Last year you composed and directed Yesterday at the BT – could you tell us a bit about that? Do you write music differently for the BT than for the O’Reilly or Modern Art Oxford?
Absolutely – it’s all space-dependent. With Yesterday it was more of a throwback, in terms of some of the musical influences I had, drawing from Sondheim and Jason Robert Brown. The setup there was a chamber ensemble, with just a cello, piano, and drums, and a three-woman cast. So the space determined the ensemble, and the ensemble determined the style of music we were writing. Drums were really at the heart of that – we had a continuous drumming underlay for the whole show, and the BT as a space suited that really well.
You’ve also written a lot of music for Shakespeare productions – what’s it like working with material that well-known?
It’s a great chance to prove how diverse Shakespeare can be. For King Lear we were doing a very filmic, neo-noir multimedia production, so we had a lot of electronic, ethereal soundscapes. Then for some of the other Shakespeares I’ve been doing, for outdoor touring productions, it’s a chance to indulge in my love of folk music, and seeing what sorts of different things you can apply to Shakespeare. I’ve written some songs for a production of As You Like It I’m doing at the moment, and it’s really interesting how music can inform the characters and scenario, how adaptable and diverse Shakespeare is. Music was such a big part of performing Shakespeare when he was alive, and it can still be a big part of it today. As You Like It is full of songs, it’s practically a musical.

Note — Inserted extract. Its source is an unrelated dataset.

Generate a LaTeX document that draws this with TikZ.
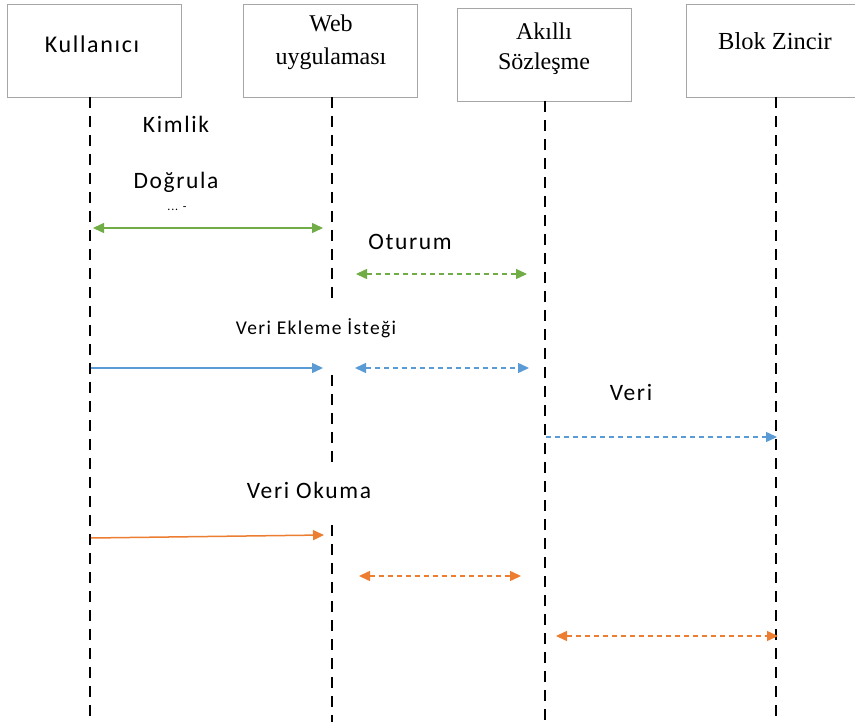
\documentclass[tikz,border=0pt]{standalone}
\usepackage{fontspec}
\setmainfont{Liberation Serif}
\newfontfamily\lblfont[LetterSpace=7]{Carlito}
\usetikzlibrary{arrows.meta}
\definecolor{cgreen}{HTML}{70AD47}
\definecolor{cblue}{HTML}{5B9BD5}
\definecolor{corange}{HTML}{ED7D31}
\definecolor{boxgray}{HTML}{A6A6A6}
\tikzset{
  actor/.style={draw=boxgray, line width=1.3pt, fill=white, minimum width=174pt, minimum height=93pt, anchor=north west, inner sep=0pt, align=center},
  life/.style={draw=black, line width=2.6pt, dash pattern=on 11pt off 8pt},
  msgsolid/.style={line width=1.5pt},
  msgdash/.style={line width=1.5pt, dash pattern=on 5pt off 4pt},
  tip/.style={-{Triangle[length=11pt,width=10pt]}},
  tips/.style={{Triangle[length=11pt,width=10pt]}-{Triangle[length=11pt,width=10pt]}},
  lbl/.style={font=\lblfont\fontsize{23.5}{26}\selectfont, inner sep=0pt},
  slbl/.style={font=\lblfont\fontsize{19.5}{22}\selectfont, inner sep=0pt},
}
\begin{document}
\begin{tikzpicture}[x=1pt,y=-1pt]
\useasboundingbox (0,0) rectangle (855,722);
% actors
\node[actor] (user) at (7,4) {};
\node[lbl, font=\lblfont\fontsize{24}{26}\selectfont] (usert) at (92,44) {Kullanıcı};
\node[actor] (web) at (243,4) {};
\node[inner sep=0pt, align=center, font=\fontsize{24}{33}\selectfont] (webt) at (331,42) {Web\\uygulaması};
\node[actor] (sc) at (457,8) {};
\node[inner sep=0pt, align=center, font=\fontsize{24}{30}\selectfont] (sct) at (544,49) {Akıllı\\Sözleşme};
\node[actor, minimum width=180pt] (bc) at (686,4) {};
\node[inner sep=0pt, font=\fontsize{24.5}{26}\selectfont] (bct) at (775,41) {Blok Zincir};
% lifeline ends
\coordinate (uB) at (90,722);
\coordinate (w1) at (332,302);
\coordinate (w2a) at (332,375);
\coordinate (w2b) at (332,463);
\coordinate (w3a) at (332,525);
\coordinate (w3b) at (332,722);
\coordinate (sB) at (545,722);
\coordinate (bB) at (776,722);
\draw[life] (90,97) -- (uB);
\draw[life] (332,97) -- (w1);
\draw[life] (w2a) -- (w2b);
\draw[life] (w3a) -- (w3b);
\draw[life] (545,101) -- (sB);
\draw[life] (776,97) -- (bB);
% message end points
\coordinate (a1) at (93,228); \coordinate (a2) at (323,228);
\coordinate (b1) at (356,274); \coordinate (b2) at (527,274);
\coordinate (c1) at (91,368); \coordinate (c2) at (323,368);
\coordinate (d1) at (355,368); \coordinate (d2) at (529,368);
\coordinate (e1) at (546,437); \coordinate (e2) at (777,437);
\coordinate (f1) at (91,538); \coordinate (f2) at (324,535);
\coordinate (g1) at (359,576); \coordinate (g2) at (521,576);
\coordinate (h1) at (556,636); \coordinate (h2) at (778,636);
% messages
\draw[msgsolid, cgreen, tips] (a1) -- (a2);
\draw[msgdash, cgreen, tips] (b1) -- (b2);
\draw[msgsolid, cblue, tip] (c1) -- (c2);
\draw[msgdash, cblue, tips] (d1) -- (d2);
\draw[msgdash, cblue, tip] (e1) -- (e2);
\draw[msgsolid, corange, tip] (f1) -- (f2);
\draw[msgdash, corange, tips] (g1) -- (g2);
\draw[msgdash, corange, tips] (h1) -- (h2);
% labels
\node[lbl] (l1) at (176,124) {Kimlik};
\node[lbl] (l2) at (176,182) {Doğrula};
\node[inner sep=0pt, font=\lblfont\fontsize{12}{12}\selectfont] (l2b) at (177,209) {... -};
\node[lbl] (l3) at (410,242) {Oturum};
\node[slbl] (l4) at (316,328) {Veri Ekleme İsteği};
\node[lbl] (l5) at (631,392) {Veri};
\node[lbl] (l6) at (309,490) {Veri Okuma};
\end{tikzpicture}
\end{document}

Could you tell us about this production?
Absolutely! Right now I’m working on Macbeth and As You Like It. I’m writing the music for both, but I’m also directing Macbeth, which has been really good fun. We’re a group of five acting musicians, and we’re doing a tour of the UK; it’s all about storytelling through musical instruments, and we assign instruments to different characters. Banquo is associated with a mandolin, Macbeth with a drum, Lady Macbeth with a recorder, and they’re used to create soundscapes, but also as physical extensions of that character, or ways that character can express themselves, so that’s been really interesting to work with. The tour starts in Glamis Castle in Scotland, and then we finish in Stratford-upon-Avon. We’re performing in an RSC venue, which is really exciting. That’ll be my last project for a little while – after that I’m going to need a break!